I would like a real industry standard. Open and up for peer review that includes some sort of risk assessment number
Strongly in agreement, Ray
Before Pew Science, peak dB was the only standard. There was zero discussion of risk assessment, certainly not to consumers armed with OSHA alone.
In the Pew Science review of the Ultra 9 that was publicized nearly two years ago now, there are no fewer than 15 peak dB numbers listed, open for peer review. There are no fewer than 7 waveforms for the first round alone, also open for peer review. These inputs form the output for the proprietary rating.
Have you peer reviewed these inputs and found them to be inaccurate?
It's great that Jay is publishing what he does and providing a free education on suppressor performance (his podcast is somewhat difficult to listen to, but chuck full of great info so I grind my teeth and ensure).
That being said, as a fellow engineer who performs a variety of standardized testing to ensure that my junk works as intended, I find the obvious following deficiencies:
1) He has not published a list of equipment, settings/configurations, and calibration certs. I can guess at his transducer and data acq, but cannot knowingly clone it. I'm sure this is intentional.
2) He does not offer a file with the data points in a human- or machine-readable format (be it tabular or as a WAV), which prevents me from applying alternative analytical techniques which may be valid ways to interpret the results.

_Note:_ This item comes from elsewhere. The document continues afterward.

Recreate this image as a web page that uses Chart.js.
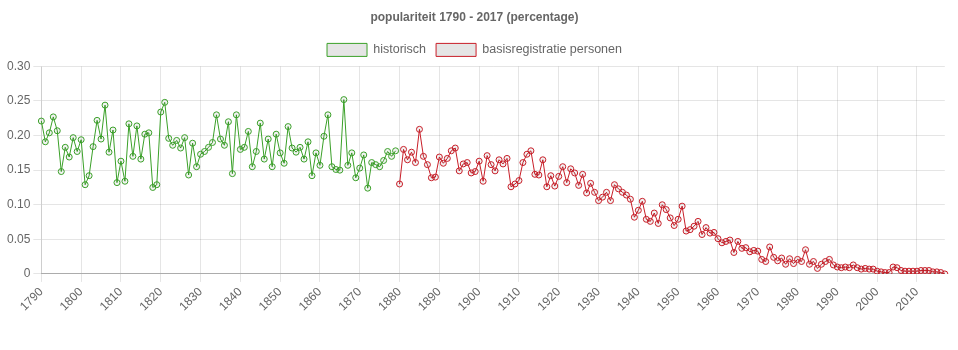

3) The algorithm used to go from raw data to an overall rating remains a black box. He has not offered his "inner ear model" for peer review or provided any justification for acceptable total dose, so users do not know if his limit criteria meet their own expectations.
3) His Suppression Rating score is highly subjective; i.e. "limited hunting engagement", "high volume fire", etc. Compare this to the AHAAH method of providing an objective dose and dose limit.
4) He regularly admits to withholding test results. The reasons for this are subject to assumptions that may or may not be fair to PEW Science, but it doesn't take long to form one or more hypotheses that suggest an attempt to swing the market in a direction that is favorable to the guy who has an exclusive test method and charges substantial money to access it.
In short, his results cannot be verified or reproduced, and because he takes money from test clients and also takes money from consumers to access the data, there is at least the appearance of providing favorable publicity and "gatekeeping" in exchange for monetary considerations. I couldn't get a master's degree or obtain customer acceptance of my results by occluding the test methods and raw data listed above. Jay is a good enough engineer and businessman to know all of this as well.
This isn't intended to blast Jay (I'm sure it will come off harsher than I intend), but I'm getting a bit tired of Internet randos holding him up as a deity and his conclusions as some sort of silencer Bible.